At this point, drunken noises are heard outside – it's Alcibades, young, fiesty and, by all accounts, a bit of a looker. He comes in and starts talking – turns out he's got a bit of a crush on Socrates, but Socrates ain't reciprocated. Alcibades tells the story of his attempt to woo Socrates – he managed to get alone with him, but he kept talking about philosophy instead of love. He wrestled with Socrates, thinking that this might get him somewhere (these were, after all, the days of naked wrestling) – no joy. He persuaded Socrates to come round for dinner, and then to stay over and slept all night with Socrates in his arms, but still, nothing.

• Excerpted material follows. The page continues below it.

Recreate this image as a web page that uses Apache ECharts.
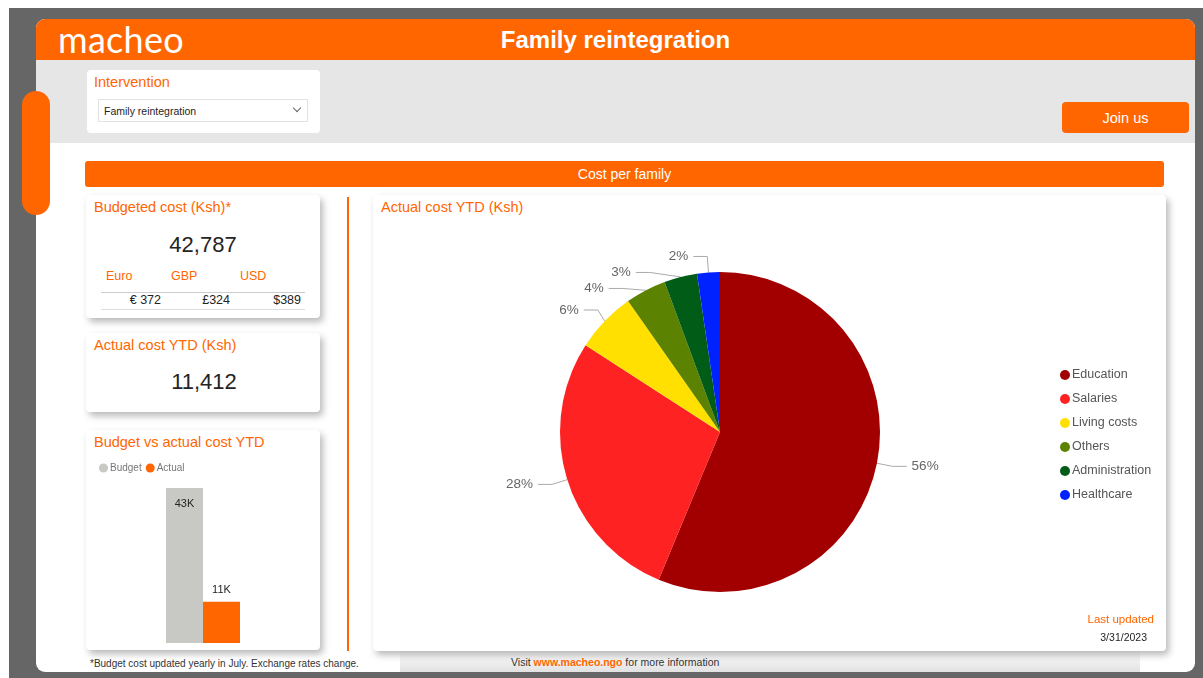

I think this is meant to indicate Socrates' noble character – his restraint, his temperance, his wisdom, but I can't help feeling that Socrates was a bit of a git. Cultural norms, huh?

PS
This dialogue is theologically important for lots of reasons, but crucially it becomes a central theme in later discussions of our relationship with God, who is equated with the pure Beauty of Plato's dialogue. Keep an eye out for this idea of God as Beauty, and of the Christian life as ascending to ever more abstract understandings of who God is.